Key Moments:
- Slovak opposition lawmakers have criticized recent reductions in the flat-rate levy on gambling devices, claiming a loss of approximately €52 million annually for the state budget
- Calls have been made to shift Slovakia’s tax regime closer to Austria and Poland, where GGR taxes stand at 30% and 50% respectively
- Opposition states that gambling expenditures reached €1.5 billion last year, with staking quadrupling in recent years
Political Backlash Against Gambling Tax Cuts
In Slovakia, members of the opposition are demanding stricter taxation on land-based gambling following the government’s decision to decrease the flat-rate levy per gambling device. Lawmakers from the Slovakia Movement, including Michal Šipoš and Július Jakab, have raised concerns that the policy revision gives undue advantage to major gambling operators, diminishes state revenues, and does little to address gambling-related issues.
The government’s original tax proposal set a flat-rate levy of €9,300 per device or table, but this amount has since been reduced by between 40% and 60%. Šipoš estimates the policy change results in an annual loss of around €52 million for the state, describing the move as a “tax bonus” for large gambling firms.
Advocating for Robust Tax Structures
Šipoš maintains that reversing the levy reductions and adopting steeper taxes would aid in increasing public funds and curbing problem gambling.

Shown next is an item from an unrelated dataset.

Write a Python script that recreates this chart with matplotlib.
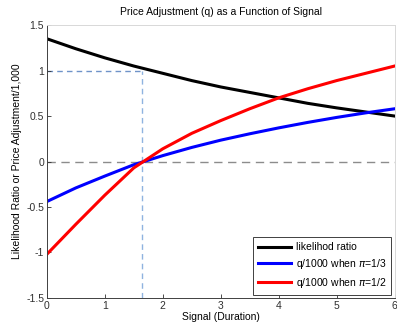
import numpy as np
import matplotlib.pyplot as plt

plt.rcParams['font.family'] = ['Liberation Sans', 'DejaVu Sans']
plt.rcParams['mathtext.fontset'] = 'dejavusans'

# signal grid and curves (q scaled by 1/1000)
signal = [0, 0.5, 1, 1.5, 2, 2.5, 3, 3.5, 4, 4.5, 5, 5.5, 6]
likelihood = [1.35, 1.24, 1.14, 1.05, 0.97, 0.89, 0.82, 0.76, 0.70, 0.64, 0.59, 0.545, 0.50]
q_third = [-0.44, -0.29, -0.16, -0.035, 0.065, 0.155, 0.235, 0.305, 0.37, 0.43, 0.485, 0.535, 0.58]
q_half = [-1.02, -0.69, -0.37, -0.07, 0.14, 0.31, 0.45, 0.58, 0.70, 0.80, 0.89, 0.97, 1.05]

# break-even signal where likelihood ratio is 1
x_star = 1.635

labels = ['likelihod ratio', r'q/1000 when $\pi$=1/3', r'q/1000 when $\pi$=1/2']

fig = plt.figure(figsize=(3.97, 3.26), dpi=100)
ax = fig.add_axes([0.118, 0.086, 0.876, 0.837])

ax.axhline(0, color='#8c8c8c', lw=1, ls=(0, (6, 4)), zorder=1)
ax.plot([0, x_star], [1, 1], color='#6f93c8', lw=1, ls=(0, (4, 3)), zorder=1)
ax.plot([x_star, x_star], [-1.5, 1], color='#8fb3e0', lw=1, ls=(0, (4, 3)), zorder=1)

ax.plot(signal, likelihood, color='black', lw=2.2, label=labels[0])
ax.plot(signal, q_third, color='#0000ff', lw=2.2, label=labels[1])
ax.plot(signal, q_half, color='#ff0000', lw=2.2, label=labels[2])

ax.set_xlim(0, 6)
ax.set_ylim(-1.5, 1.5)
ax.set_xticks(range(7))
ax.set_yticks([-1.5, -1, -0.5, 0, 0.5, 1, 1.5])
ax.set_yticklabels(['-1.5', '-1', '-0.5', '0', '0.5', '1', '1.5'])
ax.tick_params(direction='in', length=3, width=0.6, labelsize=7.5,
               colors='#303030', pad=2)

for s in ['left', 'bottom']:
    ax.spines[s].set_color('#404040')
    ax.spines[s].set_linewidth(0.7)
for s in ['top', 'right']:
    ax.spines[s].set_color('#d8d8d8')
    ax.spines[s].set_linewidth(0.7)

ax.set_title('Price Adjustment (q) as a Function of Signal', fontsize=7.5, pad=7)
ax.set_xlabel('Signal (Duration)', fontsize=7.5, labelpad=1)
ax.set_ylabel('Likelihood Ratio or Price Adjustment/1,000', fontsize=7.5, labelpad=3)

leg = ax.legend(loc='lower right', fontsize=7.5, handlelength=3.1, handletextpad=0.5,
                borderaxespad=0.3, labelspacing=0.45, fancybox=False, framealpha=1,
                borderpad=0.5)
leg.get_frame().set_edgecolor('#404040')
leg.get_frame().set_linewidth(0.7)

fig.savefig('out.png', dpi=100)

He argues that the lowered rates disproportionately benefit large corporations, leaving Slovak citizens vulnerable, and that a more rigorous tax regime would encourage greater industry responsibility.
The opposition advocates for Slovakia to align its gambling taxes with models found in other European states. Šipoš highlights Austria and Poland as reference points, proposing that Slovakia could potentially generate up to €300 million annually by following their approaches. Currently, Poland imposes a 50% tax on gross gaming revenue (GGR), while Austria’s rate is 30% GGR.
Existing Slovak Gambling Tax Structure
Device Type | Flat-Rate Levy | Additional GGR Tax |
---|---|---|
Player-operated devices | €4,700 | 27% |
Slot machines in gaming halls | €4,400 | 27% |
Video terminals in venues | €6,000 | 27% |
Slovakia presently employs a mixed tax model that combines a flat-rate device levy with a 27% tax on gross gaming revenue. The approved device levies vary, with rates of €4,700 for player-operated machines, €4,400 for each gaming hall slot, and €6,000 for video terminals located in physical establishments.
Concerns Over Gambling Expansion
According to opposition representatives, Slovakia’s current tax structure is insufficient given the recent surge in gambling activity. Július Jakab notes that the average spend on gambling has increased fourfold over recent years, and total player losses reached €1.5 billion last year. Jakab also said:
“These are profits made on human misery, and the government refuses to tax them properly.”
The Slovakia Movement remains committed to pursuing higher taxes and tighter regulation of land-based gambling, contending that increased rates are essential to support the state budget and mitigate the societal impacts of gambling.